The Pension Regulator has urged pension trustees to familiarise themselves with recommendations from the UK Transition Plan Taskforce (TPT).
While noting it is not mandatory to adopt any of the TPT recommendations, Mark Hill, TPR climate and sustainability lead, has encouraged trustees to take note of the taskforce’s guidelines along with those from Taskforce for Nature-related Financial Disclosures (TNFD) and Taskforce for Social Factors (TSF).
“The UK’s TPT disclosure framework and guidance provides resources to support producing credible, consistent and comparable plans. Trustees should ensure their advisers have the appropriate skills and expertise so that they can make well informed decisions and put together effective transition plans,” Hill said in a recent TPR blogpost.
Hill’s blog – Trustees, take stock and plan for wider ESG risks and opportunities – was published yesterday (21 February), the day when senior UK pension stakeholders gave evidence to the Work and Pensions Committee on pension funds’ fiduciary duty regarding climate change.
Originally set up on the back of COP26, TPT was tasked with designing expectations that regulators could use when they developed the rules. Last month, it was announced that the government extended TPT’s mandate until at least 31 July 2024 to align with the new Transition Finance Market Review (TFMR) – which was designed to explore how to create the conditions for scaling transition-focused capital raising with integrity.
The newly-launched review will also consider what the UK financial and professional services ecosystem needs to do to become a leading hub for, and provider of, transition financial services, by facilitating UK and international companies and investors to achieve credible net zero pathways.

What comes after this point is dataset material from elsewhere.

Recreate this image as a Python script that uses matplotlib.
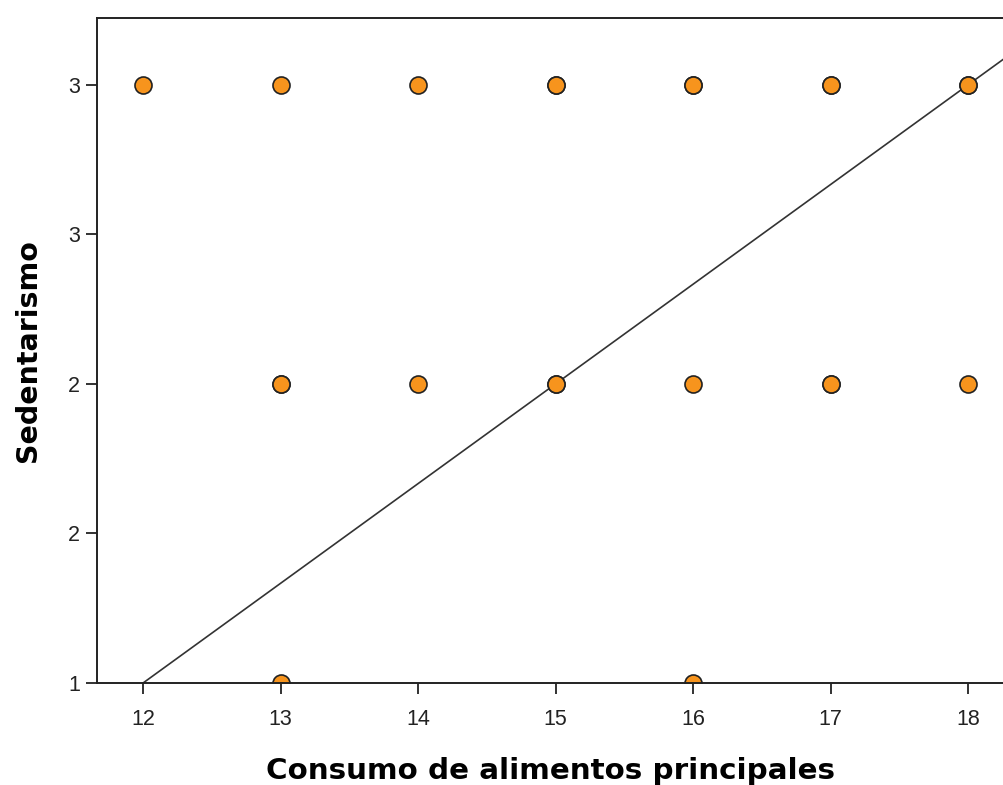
import matplotlib.pyplot as plt
import numpy as np

# consumo de alimentos (x) vs sedentarismo (y); repeated pairs = overlapping points
consumo = [12, 13, 14, 15, 15, 16, 16, 17, 17, 18, 18,
           13, 13, 14, 15, 15, 16, 17, 17, 18,
           13, 16]
sedentarismo = [3, 3, 3, 3, 3, 3, 3, 3, 3, 3, 3,
                2, 2, 2, 2, 2, 2, 2, 2, 2,
                1, 1]

# fit line
fit_x = [12, 18.4]
fit_slope = 1 / 3
fit_intercept = 1 - 12 * fit_slope

xticks = [12, 13, 14, 15, 16, 17, 18]
yticks = [1, 1.5, 2, 2.5, 3]
ytick_labels = ['1', '2', '2', '3', '3']

plt.rcParams['font.family'] = ['Liberation Sans', 'DejaVu Sans']

fig = plt.figure(figsize=(10.04, 7.85), dpi=100)
ax = fig.add_axes([97 / 1004, 102 / 785, 1 - 97 / 1004, (683 - 18) / 785])

fx = np.array(fit_x)
ax.plot(fx, fit_intercept + fit_slope * fx, color='#333333', lw=1.2, zorder=1)
ax.scatter(consumo, sedentarismo, s=150, color='#F7941D', edgecolor='#222222',
           linewidth=1.2, zorder=2)

ax.set_xlim(11.665, 18.26)
ax.set_ylim(1, 3.223)
ax.set_xticks(xticks)
ax.set_yticks(yticks)
ax.set_yticklabels(ytick_labels)
ax.tick_params(axis='both', labelsize=15.5, length=8, width=1.3, color='#222222',
               labelcolor='#222222', pad=4)
ax.tick_params(axis='x', pad=11)
for side in ['left', 'bottom', 'top']:
    ax.spines[side].set_linewidth(1.4)
    ax.spines[side].set_color('#222222')
ax.spines['right'].set_visible(False)

ax.set_xlabel('Consumo de alimentos principales', fontsize=21.2, fontweight='bold',
              family='DejaVu Sans', labelpad=19)
ax.set_ylabel('Sedentarismo', fontsize=20.5, fontweight='bold',
              family='DejaVu Sans', labelpad=19)

plt.savefig('out.png')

Hill said: “Transition plans provide a pathway to achieve sustainable investment. Good plans will support trustees, whether that be the integration of risks and opportunities into investment valuations or improving data and reaching informed decisions on investments so that there is increased capital allocation to climate solutions.”
Adding that trustees “should already take into account financially material considerations over the appropriate time span of their investments,” and stressing that it is “fundamental to delivering good saver outcomes”.
Hills comments follow the UK’s Department for Work and Pensions (DWP) launching the Taskforce on Social Factors for the nation’s pensions industry, last year.
Among its recommendations, the TSF has called for pension trustees to set “objectives” for their consultants in relation to the way they approach social factors, and to consider asset managers’ performance on social factors when awarding mandates.
Additionally, the DWP and TSF will host a roundtable discussion on 7 March for the launch of TSF’s guide for social factor considerations in pension scheme investments, following the conclusion of its recent consultation.
What next for trustees?
January’s World Economic Forum saw 320 organisations from some 40 countries accounting for $14trn in assets under management committed to making nature-related disclosures based on TNFD recommendations, Hill noted.
“The direction of travel is clear. The case for becoming familiar with TNFD and arguably requirements of the TPT and TSF will only become stronger.”
“Evolving reporting to include nature and social factors, supported by transition plans and developments in TCFD reporting practices, may seem daunting. However, it should be possible by incrementally building on the foundations of TCFD,” Hill added.